In terms of gauging its success within the classroom, I have found so far that feedback forms, for example, are rarely that helpful. I feel you must judge by how the conversation goes with the students in the space, and the work that is produced. Sometimes it is hard for us to see the results due to the one-off nature of our sessions so we so rely on verbal feedback from students and course tutors.
- Conclusion – what are your key observations and reflections regarding this process, your positionality, and your practices?
I want to remove barriers wherever I can to learning and find new ways to engage students with different lived experience to my own. I am from a creative background, even though I have had to learn academic and administrative coping strategies to survive. In many ways these have constrained the elaboration of my creative capacities. But I am sensitive to the vast privileges I have had to develop these coping strategies. I want to approach students with as much conscientiousness and care as I can, who have not had these privileges. I value the opportunity to think creatively about how to make teaching more inclusive. I think there is still much to do within my context to make our teaching more inclusive. I think that partnering with others with different expertise, as well as educating ourselves (/myself) more, is necessary.

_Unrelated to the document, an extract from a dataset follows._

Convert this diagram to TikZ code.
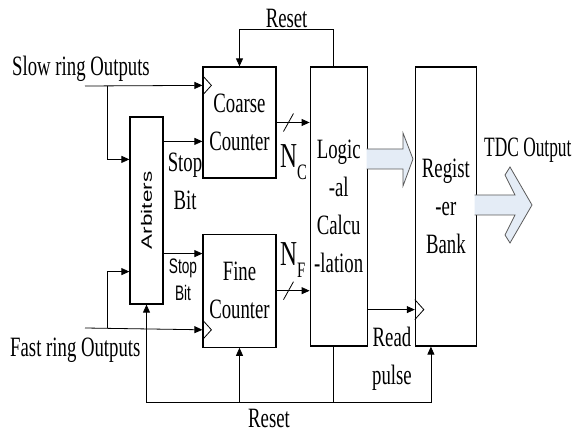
\documentclass[tikz,border=0pt]{standalone}
\usepackage{fontspec}
\setmainfont{Liberation Serif}[FakeStretch=0.67]
\newfontfamily\tdcfont{Liberation Serif}[FakeStretch=0.62]
\newfontfamily\bignfont{Liberation Serif}[FakeStretch=0.67]
\newfontfamily\narrowsans{Liberation Sans}[FakeStretch=0.65]
\newfontfamily\widesans{Liberation Sans}[FakeStretch=1.5]
\usetikzlibrary{arrows.meta, positioning}
\definecolor{ink}{HTML}{000000}
\definecolor{fatfill}{HTML}{E4ECF6}
\definecolor{fatline}{HTML}{5A5A5A}

\begin{document}
\begin{tikzpicture}[x=1pt, y=1pt, font=\fontsize{28}{38}\selectfont,
    blk/.style={draw=ink, line width=1.2pt, inner sep=0pt, align=center},
    wire/.style={ink, line width=0.8pt},
    sig/.style={wire, -{Triangle[length=8pt, width=7pt]}},
    fat/.style={draw=fatline, fill=fatfill, line width=0.8pt},
    lbl/.style={inner sep=0pt, align=center}]
  \useasboundingbox (0,0) rectangle (579,434);
  % blocks
  \node[blk, minimum width=33pt, minimum height=187pt] (arb) at (146.5,223.5) {};
  \node[rotate=90, font=\widesans\fontsize{15}{15}\selectfont] (arbtxt) at (arb.center) {Arbiters};
  \node[blk, minimum width=73pt, minimum height=111pt] (coarse) at (239.5,311.5) {Coarse\\Counter};
  \node[blk, minimum width=73pt, minimum height=113pt, below=55pt of coarse] (fine) {Fine\\Counter};
  \node[blk, minimum width=57pt, minimum height=279pt, anchor=north west] (logic)
    at ([xshift=33pt]coarse.north east) {Logic\\-al\\Calcu\\-lation};
  \node[blk, minimum width=61pt, minimum height=279pt, right=47pt of logic] (reg) {Regist\\-er\\Bank};

  % inputs
  \coordinate (slowin) at (85,348);
  \coordinate (fastin) at (85,106);
  \coordinate (slowtap) at (107,348);
  \coordinate (fasttap) at (107,106);
  \coordinate (clkC) at ([yshift=-19pt]coarse.north west);
  \coordinate (clkF) at ([yshift=18pt]fine.south west);
  \coordinate (stopC) at ([yshift=-25pt]arb.north east);
  \coordinate (stopF) at ([yshift=51pt]arb.south east);
  \coordinate (rdclk) at ([yshift=37pt]reg.south west);
  \draw[sig] (slowin) -- (clkC);
  \draw[sig] (fastin) -- (clkF);
  \draw[sig] (slowtap) |- ([yshift=-43pt]arb.north west);
  \draw[sig] (fasttap) |- ([yshift=33pt]arb.south west);
  \draw[sig] (stopC) -- (stopC -| coarse.west);
  \draw[sig] (stopF) -- (stopF -| fine.west);
  \draw[sig] (rdclk -| logic.east) -- (rdclk);
  % clock marks
  \draw[wire] ([yshift=10pt]clkC) -- ++(9,-10) -- ++(-9,-10);
  \draw[wire] ([yshift=10pt]clkF) -- ++(9,-10) -- ++(-9,-10);
  \draw[wire] ([yshift=10pt]rdclk) -- ++(9,-10) -- ++(-9,-10);

  % buses
  \draw[sig] (coarse.east) -- coordinate[pos=0.36] (ncbus) (coarse.east -| logic.west);
  \draw[sig] (fine.east) -- coordinate[pos=0.36] (nfbus) (fine.east -| logic.west);
  \draw[wire] ([shift={(-5,-9)}]ncbus) -- ([shift={(5,9)}]ncbus);
  \draw[wire] ([shift={(-5,-9)}]nfbus) -- ([shift={(5,9)}]nfbus);
  \node[lbl, anchor=base west] (nc) at (280,266)
    {\bignfont\fontsize{35}{35}\selectfont N\raisebox{-12pt}{\fontsize{22}{22}\selectfont C}};
  \node[lbl, anchor=base west] (nf) at (280,168)
    {\bignfont\fontsize{35}{35}\selectfont N\raisebox{-12pt}{\fontsize{22}{22}\selectfont F}};

  % reset lines
  \coordinate (rsttop) at (0,405);
  \coordinate (rstbot) at (0,32);
  \coordinate (lgtop) at ([xshift=-5pt]logic.north);
  \coordinate (lgbot) at ([xshift=-5pt]logic.south);
  \coordinate (regrst) at ([xshift=-15pt]reg.south);
  \draw[sig] (lgtop) |- node[lbl, pos=0.75, above=1pt] {Reset} (coarse.north |- rsttop) -- (coarse.north);
  \draw[sig] (lgbot) |- (arb.south |- rstbot) -- (arb.south);
  \draw[sig] (lgbot |- rstbot) -| (regrst);
  \draw[sig] (fine.south |- rstbot) -- (fine.south);
  \node[lbl, anchor=base] (rstlbl) at (269,6) {Reset};

  % wide arrows
  \draw[fat] (366.6,285) -- (403,285) -- (403,301) -- (413,275) -- (403,248) -- (403,265) -- (366.6,265);
  \draw[fat] (474.6,239) -- (515,239) -- (505,259) -- (510,267) -- (532,229) -- (510,191)
    -- (505,199) -- (515,219) -- (474.6,219);

  % labels
  \node[lbl, anchor=base west] (slowlbl) at (12,358) {Slow ring Outputs};
  \node[lbl, anchor=base west] (fastlbl) at (10,77) {Fast ring Outputs};
  \node[lbl, anchor=north] (stopc) at (185,281) {Stop\\Bit};
  \node[lbl, anchor=north, font=\narrowsans\fontsize{21}{27}\selectfont] (stopf) at (183,175) {Stop\\Bit};
  \node[lbl, anchor=north] (rdlbl) at (392,107) {Read\\pulse};
  \node[lbl, anchor=base west, font=\tdcfont\fontsize{28}{38}\selectfont] (tdclbl) at (484,277) {TDC Output};
\end{tikzpicture}
\end{document}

I also realise I need to look after myself better (particularly in terms of the day today differing demands in my work schedule). In this way, I will be in a better position to engage/focus appropriately (whether it be on assignments, or in the classroom), with care, for others. I struggle sometimes to set boundaries for myself, say yes to too much, this leads to overwhelm and overstretch, and then care-less-ness. I am still learning this, but can keep trying to do better.